Моя эмиграция продолжалась всего 25 дней – меньше, чем обещали самые пылкие оптимисты. По дороге с Балтийского вокзала домой, на Васильевский остров, я заехал в типографию «Нашей жизни», был там радостно встречен наличными членами редакции, наскоро получил информацию о последних событиях и часам к 12 ночи был дома. Амнистия была уже объявлена, и мне не грозила никакая опасность. Лункевич был освобожден, просидев около месяца. Он мог бы, конечно, поступить так же, как я, но решительно этого не хотел. Ввиду переполнения киевской тюрьмы остальных приговоренных по делу его лекции разделили на группы; эти группы отбывали арест по очереди, и до амнистии отбыла его только одна часть.

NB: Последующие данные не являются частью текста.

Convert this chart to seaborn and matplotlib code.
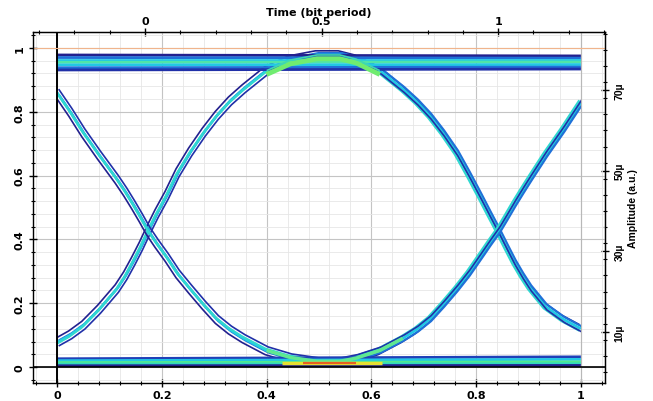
import numpy as np
import matplotlib
matplotlib.use("Agg")
import matplotlib.pyplot as plt
import seaborn as sns
from matplotlib.ticker import MultipleLocator, FixedLocator
from matplotlib.patches import Rectangle

# eye diagram traces (time in axis units, amplitude normalised)
time = [0, 0.025, 0.05, 0.08, 0.114, 0.13, 0.145, 0.16, 0.174, 0.19, 0.209, 0.23, 0.254, 0.28, 0.305,
        0.33, 0.356, 0.40, 0.445, 0.496, 0.54, 0.571, 0.616, 0.66, 0.686, 0.711, 0.736, 0.762, 0.785,
        0.807, 0.825, 0.842, 0.857, 0.872, 0.887, 0.902, 0.932, 0.966, 1.0]
upper_eye = [0.077, 0.10, 0.13, 0.18, 0.245, 0.285, 0.33, 0.378, 0.427, 0.48, 0.537, 0.608, 0.673,
             0.735, 0.788, 0.833, 0.871, 0.929, 0.962, 0.978, 0.978, 0.965, 0.929, 0.871, 0.832, 0.788,
             0.735, 0.673, 0.605, 0.537, 0.48, 0.427, 0.378, 0.33, 0.288, 0.25, 0.19, 0.15, 0.12]
lower_eye = [0.86, 0.80, 0.735, 0.665, 0.589, 0.55, 0.51, 0.468, 0.427, 0.388, 0.345, 0.293, 0.245,
             0.195, 0.15, 0.117, 0.09, 0.052, 0.03, 0.018, 0.018, 0.028, 0.052, 0.09, 0.117, 0.15,
             0.195, 0.245, 0.293, 0.345, 0.388, 0.427, 0.468, 0.51, 0.55, 0.589, 0.665, 0.745, 0.83]
rail_x = [0, 1]
high_rails = [(0.978, 0.975), (0.970, 0.968), (0.962, 0.962), (0.955, 0.956), (0.947, 0.948),
              (0.938, 0.940), (0.931, 0.934)]
low_rails = [(0.026, 0.032), (0.020, 0.024), (0.014, 0.016), (0.009, 0.010), (0.004, 0.005)]
band_dy = [0.013, 0.006, 0.0, -0.006, -0.011]
band_dt = [-0.003, 0.003, 0.0, -0.003, 0.003]
peak_x = [0.38, 0.64]
hot_x = [0.43, 0.62]
red_x = [0.47, 0.57]
hot_y = [0.013, 0.013]

bottom_ticks = [0, 0.2, 0.4, 0.6, 0.8, 1]
bit_ticks = [0, 0.5, 1]
amp_ticks = [10, 30, 50, 70]
amp_labels = ['10µ', '30µ', '50µ', '70µ']

bit_t0, bit_span = 0.168, 0.674
amp_off, amp_scale = 0.016, 79.2

sns.set_style('white')
plt.rcParams['font.family'] = ['Liberation Sans', 'DejaVu Sans']
plt.rcParams['font.weight'] = 'bold'
plt.rcParams['font.size'] = 7.5
for key in ['text.color', 'axes.labelcolor', 'xtick.color', 'ytick.color']:
    plt.rcParams[key] = 'black'
wide = dict(fontfamily='DejaVu Sans', fontweight='bold', fontsize=8)

fig = plt.figure(figsize=(6.53, 4.02), dpi=100)
ax = fig.add_axes([33 / 653, 18 / 402, 572 / 653, 351 / 402])
ax.set_xlim(-0.046, 1.046)
ax.set_ylim(-0.05, 1.05)

# grid
ax.xaxis.set_major_locator(FixedLocator(bottom_ticks))
ax.xaxis.set_minor_locator(MultipleLocator(0.04))
ax.yaxis.set_major_locator(FixedLocator(bottom_ticks))
ax.yaxis.set_minor_locator(MultipleLocator(0.04))
ax.grid(which='major', color='#c4c4c4', lw=0.8)
ax.grid(which='minor', color='#e6e6e6', lw=0.6)
ax.set_axisbelow(True)

clip = Rectangle((0, -0.05), 1, 1.1, transform=ax.transData)

t = np.array(time)
band_cols = ['#22208e', '#1f70d8', '#22c8e4', '#30d8d0', '#2030a8']
band_lw = [1.2, 1.6, 2.0, 1.6, 1.2]
for curve, sign in [(upper_eye, 1), (lower_eye, -1)]:
    c = np.array(curve)
    for dy, dt, col, lw in zip(band_dy, band_dt, band_cols, band_lw):
        sns.lineplot(x=t + dt, y=c + sign * dy, ax=ax, color=col, lw=lw, sort=False, legend=False)

rail_cols = ['#22208e', '#1f70d8', '#22c8e4', '#50e4a8', '#22c8e4', '#1f70d8', '#2030a8']
for (a, b), col in zip(high_rails, rail_cols):
    sns.lineplot(x=rail_x, y=[a, b], ax=ax, color=col, lw=2.0, legend=False)
for (a, b), col in zip(low_rails, ['#2040b8', '#22c8e4', '#50e890', '#30d8c0', '#22208e']):
    sns.lineplot(x=rail_x, y=[a, b], ax=ax, color=col, lw=2.0, legend=False)

# dense regions near the peak and the floor
sel = (t >= peak_x[0]) & (t <= peak_x[1])
sns.lineplot(x=t[sel], y=np.array(upper_eye)[sel] - 0.012, ax=ax, color='#70ec70', lw=3.5, legend=False)
sns.lineplot(x=t[sel], y=np.array(upper_eye)[sel], ax=ax, color='#40d8b0', lw=1.2, legend=False)
sel = (t >= hot_x[0] - 0.06) & (t <= hot_x[1] + 0.06)
sns.lineplot(x=t[sel], y=np.array(lower_eye)[sel], ax=ax, color='#60e890', lw=2.5, legend=False)
sns.lineplot(x=hot_x, y=hot_y, ax=ax, color='#e8e030', lw=2.5, legend=False)
sns.lineplot(x=red_x, y=hot_y, ax=ax, color='#e86020', lw=1.6, legend=False)

for ln in ax.lines:
    ln.set_clip_path(clip)
    ln.set_solid_capstyle('butt')
    ln.set_solid_joinstyle('round')

ax.axvline(0, color='black', lw=1.4)
ax.axvline(1, color='#b8b8b8', lw=0.8)
ax.axhline(0, color='black', lw=1.2)
ax.axhline(1, color='#f0b48c', lw=0.8)

for s in ax.spines.values():
    s.set_color('black')
    s.set_linewidth(1.0)

ax.set_xticklabels(['0', '0.2', '0.4', '0.6', '0.8', '1'], **wide)
ax.set_yticklabels(['0', '0.2', '0.4', '0.6', '0.8', '1'], rotation=90, va='center', **wide)
ax.tick_params(which='major', direction='inout', length=6, width=1, color='black', pad=3)
ax.tick_params(axis='x', which='major', pad=2)
ax.tick_params(which='minor', direction='inout', length=3, width=0.8, color='black')
ax.tick_params(axis='both', bottom=True, left=True, top=False, right=False, which='both')

top = ax.secondary_xaxis('top', functions=(lambda x: (x - bit_t0) / bit_span,
                                           lambda b: bit_t0 + b * bit_span))
top.xaxis.set_major_locator(FixedLocator(bit_ticks))
top.xaxis.set_minor_locator(MultipleLocator(0.1))
top.set_xticklabels(['0', '0.5', '1'], **wide)
top.tick_params(which='major', direction='inout', length=6, width=1, pad=1)
top.tick_params(which='minor', direction='inout', length=3, width=0.8)
top.set_xlabel('Time (bit period)', labelpad=1, **wide)

right = ax.secondary_yaxis('right', functions=(lambda y: (y + amp_off) * amp_scale,
                                              lambda a: a / amp_scale - amp_off))
right.yaxis.set_major_locator(FixedLocator(amp_ticks))
right.yaxis.set_minor_locator(MultipleLocator(4))
right.set_yticklabels(amp_labels, rotation=90, va='center')
right.tick_params(which='major', direction='inout', length=6, width=1, pad=4)
right.tick_params(which='minor', direction='inout', length=3, width=0.8)
right.set_ylabel('Amplitude (a.u.)', fontweight='bold', labelpad=2)

fig.savefig('out.png', dpi=100, facecolor='white')
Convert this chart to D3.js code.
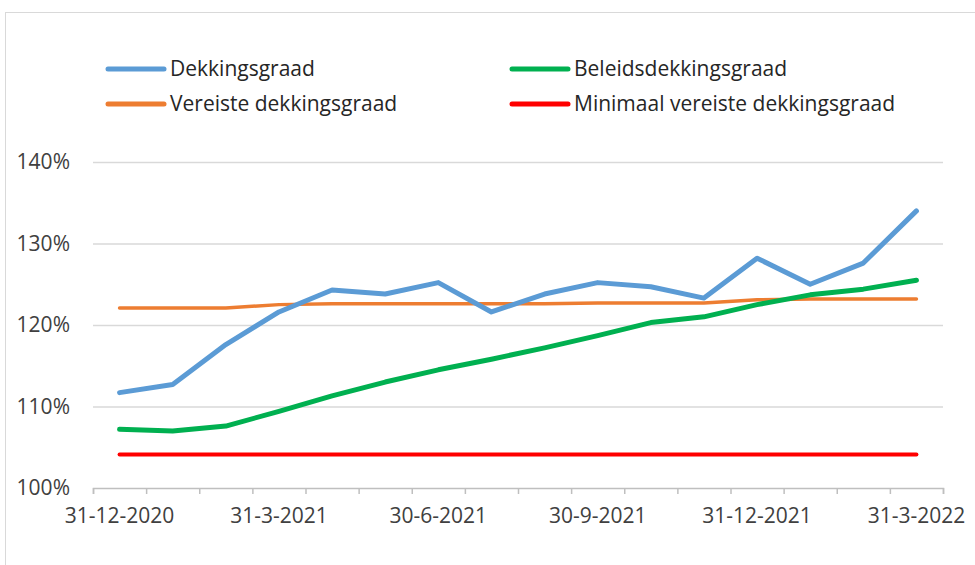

Заканчивая эту главу, я расскажу здесь о трагическом конце Саши Гибермана, о котором упомянул несколько раз. После последней нашей встречи на лекции Лункевича я с ним не видался. Он оставался в Киеве и кончил там гимназию. В следующем году (а может быть, и в том же) во время одного из еврейских погромов, время от времени постигавших Киев, он встретился на улице с толпой громил.
– Ребята, смотрите, жиденок! (Он имел очень мальчишеский вид, гораздо юнее своего действительного возраста.)
– Жиденок, жиденок!
Саша испугался.
– Что вы, что вы, какой я жиденок! Я православный.
– Православный?! А ну, перекрестись.
Он перекрестился.
– А ну, прочитай «Отче наш».
Он его каким-то образом знал (он вообще – отчасти, может быть, под моим влиянием – интересовался историей религии, читал Ренана, Штрауса72, Евангелие) и прочитал.
– Значит, православный. Ну, иди на все четыре стороны.
Его отпустили. Он пришел домой оплеванный, огаженный. Рассказал об этом матери и сестре. На следующий день достал где-то револьвер – и застрелился.